The reception bar indicates that (when I can log on to the service - which isn't often) I am ALWAYS connected at the maximum signal strength.

So why is it that I can only download at a rate of some 0.1kbps? For you non-tech-talking types this is basically the equivalent of trying to fit the moon through the little hole in the middle of fat spaghetti.

This service is not only inconvenient, it is a LIE. A big fat stinking LIE! This is NOT broadband. This is not even CLOSE to broadband. This is not even close to my old 26k dial-up.

If I were playing Duke Nukem 3D against myself (via a time machine of some description) back in 1995 or so, 1995 Kingsley would FRAG THE SHIT out of 3 mobile broadband 2009 Kingsley. I'm talking - "would have time to pull out that weapon that shrinks your opponent so small you can chase him 'round and squash him with your foot" type fragging.

So now - don't bother sending me YouTube links, or funny videos, or songs, or ANYTHING! I don't have sound on the work PC for obvious reasons (YOU KNOW WHO YOU ARE!!), and the new Mac at home is now a pathetic waste of some thousands of dollars as I am unable to utilise its full worth as I can't even download a software update - hell, I can't even refresh today's fucking weather widget!!

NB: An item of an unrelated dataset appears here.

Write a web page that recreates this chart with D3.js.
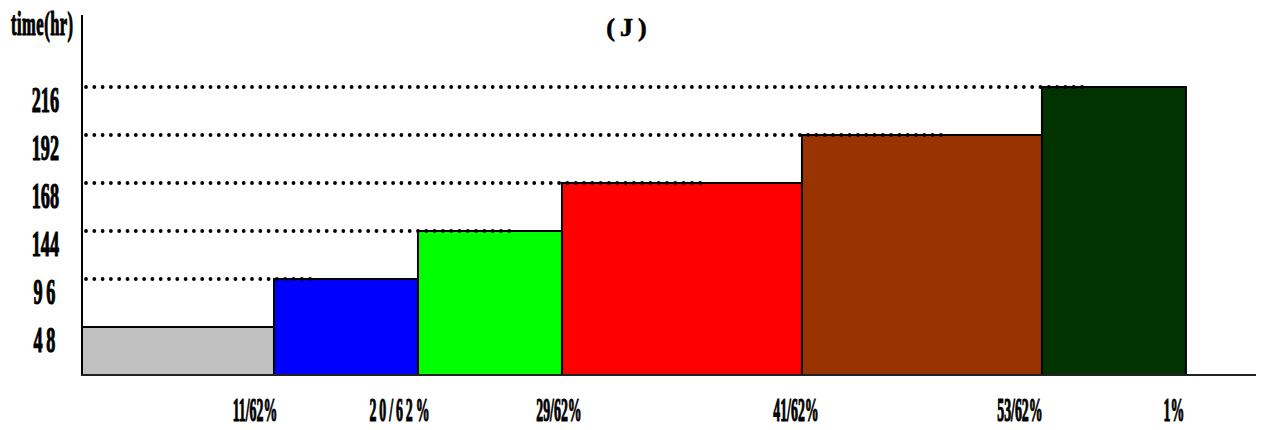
<!DOCTYPE html>
<html><head><meta charset="utf-8">
<script src="https://cdn.jsdelivr.net/npm/d3@7"></script>
<style>
html,body{margin:0;padding:0;background:#fff;}
svg text{font-family:"Liberation Serif","DejaVu Serif",serif;font-weight:bold;fill:#000;stroke:#000;stroke-width:1.2px;}
</style></head>
<body>
<svg id="chart" width="1261" height="430"></svg>
<script>
// ---- data ----
const categories = ["11/62%", "20/62%", "29/62%", "41/62%", "53/62%", "1%"];
const timeValues = [48, 96, 144, 168, 192, 216];          // hours (bar heights)
const yTickLabels = ["48", "96", "144", "168", "192", "216"];
const barEdges = [0, 4, 7, 10, 15, 20, 23];               // cumulative edges (x units)
const guideEnds = [null, 4.85, 8.98, 12.94, 17.94, 20.875]; // dotted guide ends (x units)
const barColors = ["#c0c0c0", "#0000ff", "#00ff00", "#ff0000", "#993300", "#003300"];
const labelShift = [-19, -17, -3, -6, -22, -12];

const svg = d3.select("#chart");
const x = d3.scaleLinear().domain([0, 24.46]).range([82, 1256]);
const rank = d3.scaleOrdinal().domain(yTickLabels.map(Number)).range([1,2,3,4,5,6]);
const y = d3.scaleLinear().domain([0, 7.5]).range([375, 15]);

const bars = categories.map((c, i) => ({c, v: timeValues[i], x0: barEdges[i], x1: barEdges[i+1], color: barColors[i], guide: guideEnds[i]}));

// bars
svg.append("g").selectAll("rect").data(bars).join("rect")
  .attr("x", d => x(d.x0)).attr("y", d => y(rank(d.v)))
  .attr("width", d => x(d.x1) - x(d.x0))
  .attr("height", d => y(0) - y(rank(d.v)))
  .attr("fill", d => d.color)
  .attr("stroke", "#000").attr("stroke-width", 2);

// dotted guides
svg.append("g").selectAll("line").data(bars.filter(d => d.guide != null))
  .join("line")
  .attr("x1", x(0) + 4).attr("x2", d => x(d.guide))
  .attr("y1", d => y(rank(d.v))).attr("y2", d => y(rank(d.v)))
  .attr("stroke", "#000").attr("stroke-width", 3.8)
  .attr("stroke-linecap", "round").attr("stroke-dasharray", "0 8.3");

// axes lines
svg.append("line").attr("x1", x(0)).attr("x2", x(0)).attr("y1", 15).attr("y2", y(0))
  .attr("stroke", "#000").attr("stroke-width", 2);
svg.append("line").attr("x1", x(0) - 1).attr("x2", x(24.46)).attr("y1", y(0)).attr("y2", y(0))
  .attr("stroke", "#222").attr("stroke-width", 2);

// y tick labels (condensed)
svg.append("g").selectAll("text").data(yTickLabels).join("text")
  .attr("transform", d => `translate(59,${y(rank(+d)) + 25}) scale(0.52,1)`)
  .attr("text-anchor", "end")
  .style("font-size", "35px")
  .style("letter-spacing", d => d.length === 2 ? "7px" : "0px")
  .text(d => d);

// x category labels
svg.append("g").selectAll("text").data(bars).join("text")
  .attr("transform", (d, i) => `translate(${x(d.x1) + labelShift[i]},421) scale(0.42,1)`)
  .attr("text-anchor", "middle")
  .style("font-size", "33px")
  .style("letter-spacing", (d, i) => i === 1 ? "7px" : "0px")
  .text(d => d.c);

// y axis title
svg.append("text")
  .attr("transform", "translate(11,35) scale(0.5,1)")
  .style("font-size", "33px")
  .style("letter-spacing", "1px")
  .text("time(hr)");

// chart title
svg.append("text")
  .attr("x", 629).attr("y", 36).attr("text-anchor", "middle")
  .style("font-size", "26px").style("letter-spacing", "5px")
  .style("stroke-width", "0.6px")
  .text("(J)");
</script>
</body></html>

Fuck you... very... s...l...o...w...l...y.


Lilli boo said...

Christ Baz, Did you think to investigate if you were locked into a contract??? After years of Telstra pulling my dick which is infinitely smaller then yours...I opted for a service with NO contracts...I like AAPT for that maybe not the best deal going around (but we are on an old deal as in aka 2007) an apparently it's a better one then they offer now..Okay, okay stop bragging you say..What about TPG..loads of my geek nerdy friends (not you) use them!!!(Apologies to all friends who use TPG and I have lumped you in that category!)

Kingsley Kingston said...

Oh, Lilli Boo...

I'm not locked into a contract - I just chose to pre-pay 12gig at what seemed like the right price. It would be good value - if only the service worked.

The ADSL2 service I had was with TPG and was generally okay - but not perfect.

My gripe is that 3's advertising says "broadband" but the product doesn't even deliver dial-up speeds unless you log on at 3.30am!!


Happy Birthday, by the way. :)

Andrew said...

Stop ya whingeing ya elephant dick slapper! After experiencing your gloating when you had ADSL2, I'm now quite enjoying your whining about 3 BROADBAND!!! :)

Kingsley Kingston said...


You beeyotch.


MattC said...

Sounds like a good op to switch from blogger to twitter. You can type 140 characters in no time at all on a slow link. Love Curt. p.s. what is "Watching The Detectives" about? Thanks.

Kingsley Kingston said...

Oh, that's good. :shakesfist:

Watching the Detectives? Well, "The Detectives" were a jazz/blues combo that played smoky dens in London in the late 60's/early 70's.

They were embroiled in a murder investigation when one of their groupies was found washed up on the banks of the River Thames. Funnily enough, the English pronounce this river "Tems" which is clearly wrong, as it's not how it's spelled at all...

MattC said...

YES I AGREE AND HOW SHIT ARE THEY AT CRICKET! Thanks Curt. p.s. how shit are Queensland at cricket?

MattC said...

p.s. now I'm imagining a kick arse jazz combo with Dizzy and Myles playing armpit trumpets like angels. Skisedgu is the captcha and also the name of their signature tune I bet! Thanks.